Tnuva announced its 2014 Third quarter financial statements

  • DECREASE IN OPERATING PROFIT AS A RESULT OF PRODUCTS PLACED UNDER PRICE CONTROL AND AN INCREASE IN THE PRICE OF RAW MILK
  • 30-11-2014
Arik Schor: "The Group dealt with growing competition, with additional products being placed under price control and with an increase in the price raw milk. The food market continues to decline and the "2014 Israel–Gaza conflict" also impacted the Group's results. Tnuva continues to take measures to adjust its expenses level by significant streamlining of operations."
 
Today, Tnuva Group published its results for the third quarter of 2014 through Mivtach Shamir.
 
Financial highlights of the third quarter:
  • The Group's revenues amounted to NIS 1.7 billion compared to NIS 1.78 billion in the corresponding period last year, a decrease of approximately 4.2%. The decrease is mainly due to  a decline in the food market, the placing of both soft cheese and whipping cream under price control at the beginning of January 2014, a reduction in the prices of controlled products, the impact of "2014 Israel–Gaza conflict" which lead to a decline in the Group's sales, and a decline in sales of frozen beef and eggs.

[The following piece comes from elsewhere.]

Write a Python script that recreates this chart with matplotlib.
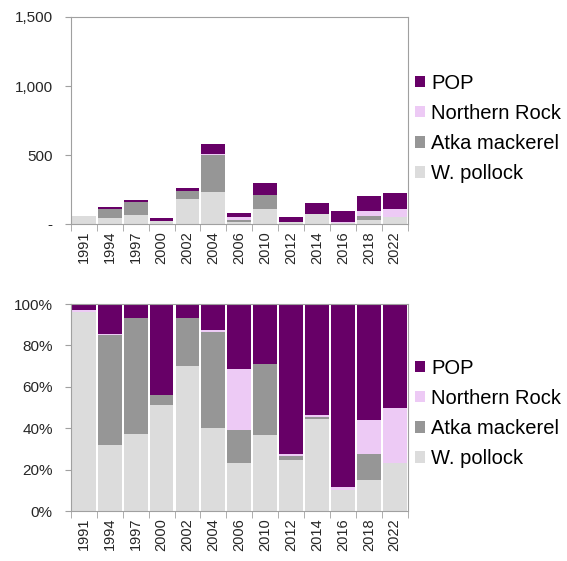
import numpy as np
import matplotlib.pyplot as plt

plt.rcParams['font.family'] = ['Liberation Sans', 'DejaVu Sans']

years = ['1991', '1994', '1997', '2000', '2002', '2004', '2006',
         '2010', '2012', '2014', '2016', '2018', '2022']

# catch by species (t)
pollock = np.array([55, 40, 65, 22, 181, 233, 18, 110, 13, 69, 10, 31, 52])
atka = np.array([0, 67, 97, 2, 60, 270, 12, 103, 1, 1.5, 0, 26, 0])
northern = np.array([0.6, 0.5, 0, 0, 0, 5, 23, 0, 0.5, 1.2, 1.5, 34, 58])
pop = np.array([1.7, 18.5, 12, 19, 17, 74, 24, 87, 38.5, 83, 86, 115, 112])

names = ['W. pollock', 'Atka mackerel', 'Northern Rock', 'POP']
colors = ['#dcdcdc', '#969696', '#edcaf5', '#670067']
series = [pollock, atka, northern, pop]

total = pollock + atka + northern + pop
pct = [s / total * 100 for s in series]

fig = plt.figure(figsize=(5.67, 5.61), dpi=100)
ax1 = fig.add_axes([0.125, 0.6007, 0.594, 0.369])
ax2 = fig.add_axes([0.125, 0.0891, 0.594, 0.369])

x = np.arange(len(years))

def draw(ax, data):
    bottom = np.zeros(len(years))
    for s, c, n in zip(data, colors, names):
        ax.bar(x, s, 0.92, bottom=bottom, color=c, label=n, linewidth=0)
        bottom = bottom + s
    ax.set_xlim(-0.5, len(years) - 0.5)
    ax.set_xticks(x)
    ax.set_xticklabels(years, rotation=90)
    ax.set_xticks(np.arange(-0.5, len(years)), minor=True)
    ax.tick_params(axis='x', which='major', length=0, pad=5, labelsize=10.5, labelcolor='#262626')
    ax.tick_params(axis='x', which='minor', length=5, color='#a0a0a0')
    ax.tick_params(axis='y', length=4, pad=9, color='#a0a0a0', labelsize=11, labelcolor='#262626')
    for sp in ax.spines.values():
        sp.set_color('#a0a0a0')
    h, l = ax.get_legend_handles_labels()
    return h[::-1], l[::-1]

leg_kw = dict(loc='center left', frameon=False, fontsize=14.5, handlelength=0.5,
              handleheight=0.5, handletextpad=0.3, labelspacing=0.56, borderaxespad=0,
              borderpad=0)

h, l = draw(ax1, series)
ax1.set_ylim(0, 1500)
ax1.set_yticks([0, 500, 1000, 1500])
ax1.set_yticklabels(['-', '500', '1,000', '1,500'])
fig.legend(h, l, bbox_to_anchor=(0.732, 0.771), **leg_kw)

h, l = draw(ax2, pct)
ax2.set_ylim(0, 100)
ax2.set_yticks([0, 20, 40, 60, 80, 100])
ax2.set_yticklabels(['0%', '20%', '40%', '60%', '80%', '100%'])
fig.legend(h, l, bbox_to_anchor=(0.732, 0.263), **leg_kw)

fig.savefig('out.png', dpi=100)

  • The gross profit amounted to NIS 451 million compared to NIS 502 million in the corresponding period last year, a decrease of approximately 10.2%. Such decrease resulted from the decrease in the Group's revenues and an increase in the price of the raw milk which was partially compensated by streamlining of expenses measures taken by the Group.
  • The gross profit rate dropped from 28.3% in the corresponding period last year to 26.5%, and reflects the foregoing decline in revenues and an increase of production costs.
  • The operating income amounted to NIS 114 million compared to NIS 158 million in the corresponding period last year, a 28% decrease. This decrease is attributable to the decline in gross profit and in the Group's share in investees' profits, which was partly offset by significant savings in sales and marketing expenses.
  • The net profit amounted to NIS 104 million compared to NIS 79 million in the corresponding period last year, a 32.1% increase. Such increase is attributable to substantial real estate revenues in the current period and to the negative effect recorded in the previous year due to the increase of the corporate tax rate commencing as of January 2014.
     
Arik Schor, Tnuva Group's CEO: "The Group dealt with growing competition, with additional products being placed under control and with the price increase of raw milk. The food market continues to exhibit a decline and the "2014 Israel–Gaza conflict" adversely affected the Group's results. Tnuva continues to take measures to adjust its expenses by means of significant streamlining of operations."
Schor added:  "The results of the third quarter reflect the challenges which the Group is facing in bringing added value to the consumers of its products, while substantially adapting its expenses to the competitive environment, to the price control and to the changing consumer behavior in the food market."
 
Yaacov chen, Tnuva Group’s Chief Financial Officer: "Substantial capital gains from real estate were recorded in the Group's financial statements. In addition, in the corresponding period last year, non-recurring tax expenses were recorded due to the regulator's decision to raise the corporate tax in January 2014 (from 25% to 26.5%), a decision which lead to a non-recurring tax expense of NIS 28 million in the third quarter of 2013. After excluding the aforementioned effects (and their related tax effect), the results of the third quarter amounted to NIS 83 million, NIS 26 million lower than the corresponding period last year. The net profit for the 9-month period ending on September 30 2014, after excluding the foregoing is lower by NIS 25 million from the net profit in the corresponding period last year."
 
Highlights of the results of the first nine months of 2014:
  • The Group's revenues amounted to NIS 5.15 billion compared to NIS 5.36 billion in the corresponding period last year, a decline of approximately 3.9%. Such decline is attributable mainly to the placing of soft cheese and 38% fat whipping cream under price control at the beginning of January 2014, a reduction in the prices of controlled products, a decline in the sales of frozen beef and eggs, and to the impacts of the "2014 Israel–Gaza conflict" which lead to a decline in the Group's sales.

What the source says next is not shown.